> PROBLEM: Retype nothing but the lines from the start of the material up to and including the line with "(0,\gy) -- (1517,\gy);". Pictures don't belong in the copy.

> DATA SECTION:
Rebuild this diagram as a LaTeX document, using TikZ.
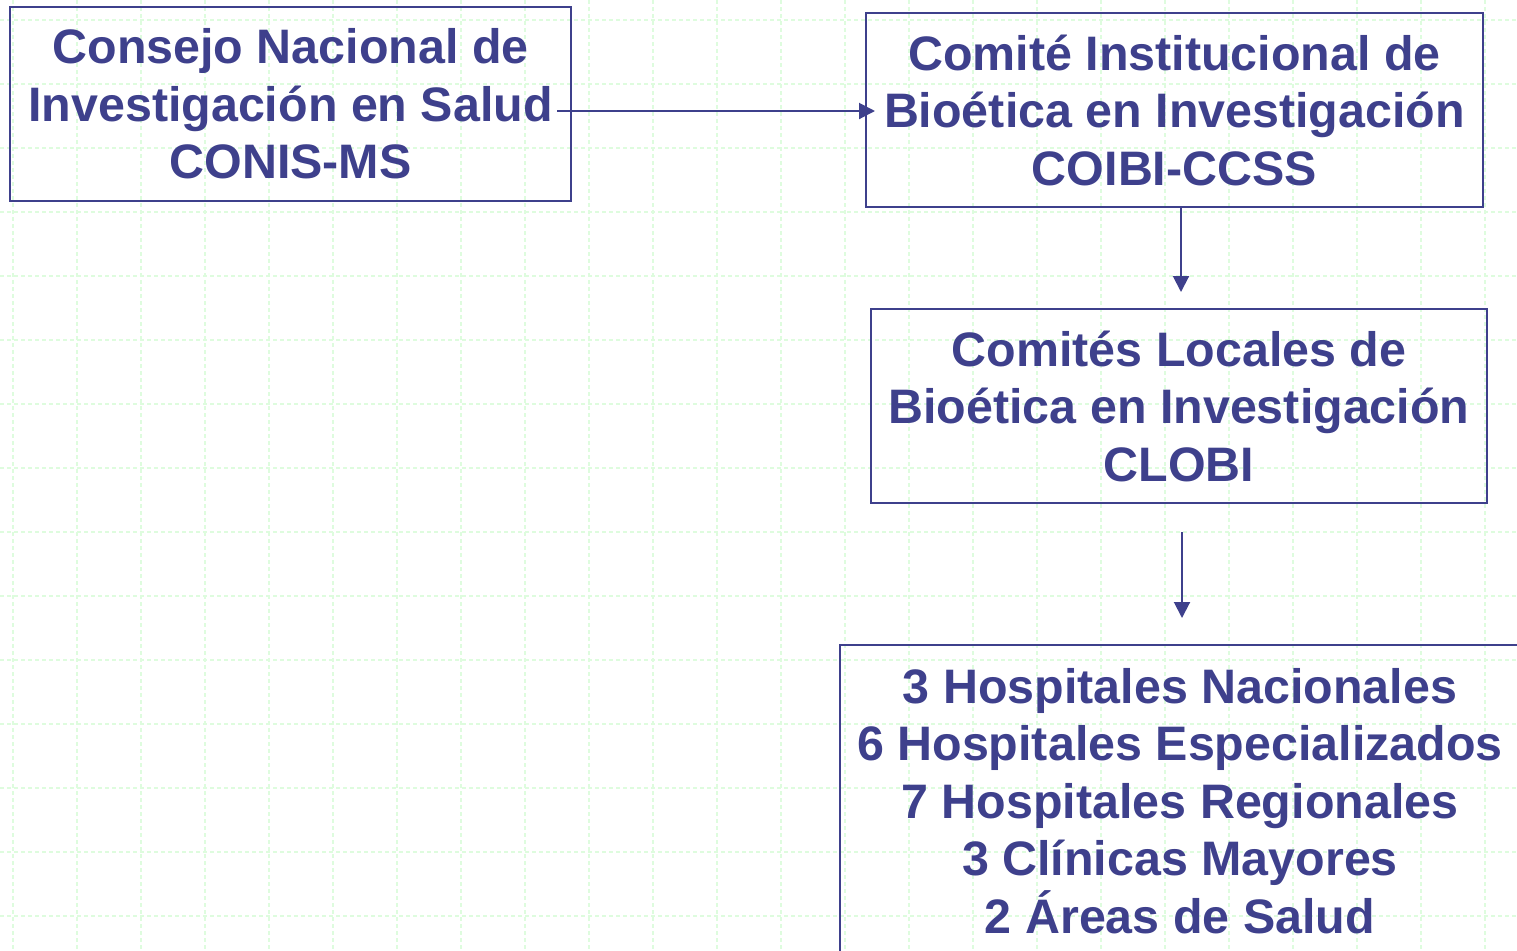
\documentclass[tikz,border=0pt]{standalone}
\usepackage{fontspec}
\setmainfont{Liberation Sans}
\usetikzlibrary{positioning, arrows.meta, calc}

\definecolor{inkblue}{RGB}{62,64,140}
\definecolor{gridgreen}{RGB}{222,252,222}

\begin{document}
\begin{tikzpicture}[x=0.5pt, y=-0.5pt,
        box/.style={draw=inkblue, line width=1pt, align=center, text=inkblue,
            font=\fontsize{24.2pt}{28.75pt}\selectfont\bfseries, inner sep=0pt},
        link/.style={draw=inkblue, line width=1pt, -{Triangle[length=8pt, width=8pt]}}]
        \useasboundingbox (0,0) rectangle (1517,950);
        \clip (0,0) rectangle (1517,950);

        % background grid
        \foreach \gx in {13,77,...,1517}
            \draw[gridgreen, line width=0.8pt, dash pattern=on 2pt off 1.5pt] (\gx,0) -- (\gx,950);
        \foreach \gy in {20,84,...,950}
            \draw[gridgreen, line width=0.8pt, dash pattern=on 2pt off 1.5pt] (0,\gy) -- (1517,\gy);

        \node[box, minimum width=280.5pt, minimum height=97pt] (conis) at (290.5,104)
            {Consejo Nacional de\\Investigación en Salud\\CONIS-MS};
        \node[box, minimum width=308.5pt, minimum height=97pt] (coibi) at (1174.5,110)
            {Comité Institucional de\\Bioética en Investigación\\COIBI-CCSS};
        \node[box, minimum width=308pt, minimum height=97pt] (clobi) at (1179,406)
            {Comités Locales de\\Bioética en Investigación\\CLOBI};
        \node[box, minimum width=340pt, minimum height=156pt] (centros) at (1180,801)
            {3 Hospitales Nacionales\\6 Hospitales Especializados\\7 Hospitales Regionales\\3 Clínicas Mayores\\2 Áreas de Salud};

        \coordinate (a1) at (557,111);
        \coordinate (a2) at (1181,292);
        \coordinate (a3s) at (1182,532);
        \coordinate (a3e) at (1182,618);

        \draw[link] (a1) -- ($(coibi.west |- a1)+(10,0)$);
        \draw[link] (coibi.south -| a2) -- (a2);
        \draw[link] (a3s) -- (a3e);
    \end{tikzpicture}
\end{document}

> RESPONSE TO THIS TASK:
Rebuild this diagram as a LaTeX document, using TikZ.
\documentclass[tikz,border=0pt]{standalone}
\usepackage{fontspec}
\setmainfont{Liberation Sans}
\usetikzlibrary{positioning, arrows.meta, calc}

\definecolor{inkblue}{RGB}{62,64,140}
\definecolor{gridgreen}{RGB}{222,252,222}

\begin{document}
\begin{tikzpicture}[x=0.5pt, y=-0.5pt,
        box/.style={draw=inkblue, line width=1pt, align=center, text=inkblue,
            font=\fontsize{24.2pt}{28.75pt}\selectfont\bfseries, inner sep=0pt},
        link/.style={draw=inkblue, line width=1pt, -{Triangle[length=8pt, width=8pt]}}]
        \useasboundingbox (0,0) rectangle (1517,950);
        \clip (0,0) rectangle (1517,950);

        % background grid
        \foreach \gx in {13,77,...,1517}
            \draw[gridgreen, line width=0.8pt, dash pattern=on 2pt off 1.5pt] (\gx,0) -- (\gx,950);
        \foreach \gy in {20,84,...,950}
            \draw[gridgreen, line width=0.8pt, dash pattern=on 2pt off 1.5pt] (0,\gy) -- (1517,\gy);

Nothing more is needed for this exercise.